Since 1937, as a result of the 20th Amendment to the Constitution, we have had the President of the United States inaugurated every fourth year, so there have been 21 such inaugurations from 1937 to 2017.
Every President since Franklin D. Roosevelt, with the exception of Gerald Ford, has been inaugurated on January 20 since 1937. So 13 Presidents have had the excitement of inauguration at the US Capitol before crowds of varying sizes.
The greatest inauguration crowd was in 2009, when Barack Obama took the oath of office for the first time, and this author and blogger was fortunate enough to have been at his inauguration with his older son, and a video of that experience is on the right side of this blog.

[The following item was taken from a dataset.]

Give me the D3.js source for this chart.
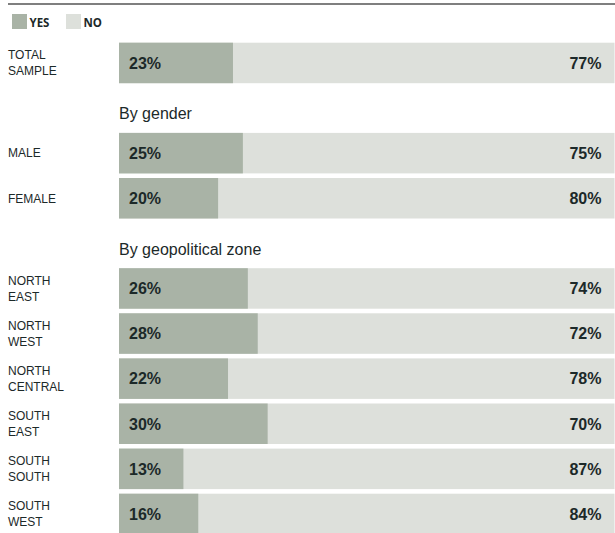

The electricity in the crowd in 2009 was special, as it was in 1961, when the youngest elected President, John F. Kennedy, was inaugurated, and gave one of the top three inaugural addresses in American history, after Abraham Lincoln in 1865 and Franklin D. Roosevelt in 1933, both on the original Inauguration Day of March 4.
In 1941, FDR was sworn in to an unprecedented third term in the Presidency, and in 1949, Harry Truman was sworn in after shocking America with his surprise victory over Thomas E. Dewey, something no one other than Truman himself, expected to occur.
In 1965, Lyndon B. Johnson was sworn in after the greatest popular vote percentage victory in all of American history.
In 1973, Richard Nixon was sworn in for his second term, with no former President present, as Lyndon B. Johnson was not feeling well enough to attend, and then his passing two days later, at age 64.
And in 1977, Jimmy Carter and Walter Mondale were sworn in as President and Vice President, with no one able to know that 41 years later, today, that they were both alive and in their 90s, and flourishing.
And in 1981, former movie actor and California Governor Ronald Reagan was sworn in, and at the same time, 52 Americans who had been held hostage in Iran were freed.
So January 20 has had its historic moments, including Donald Trump taking the oath exactly a year ago, after a much smaller crowd to witness, and followed by a Woman’s March the next day.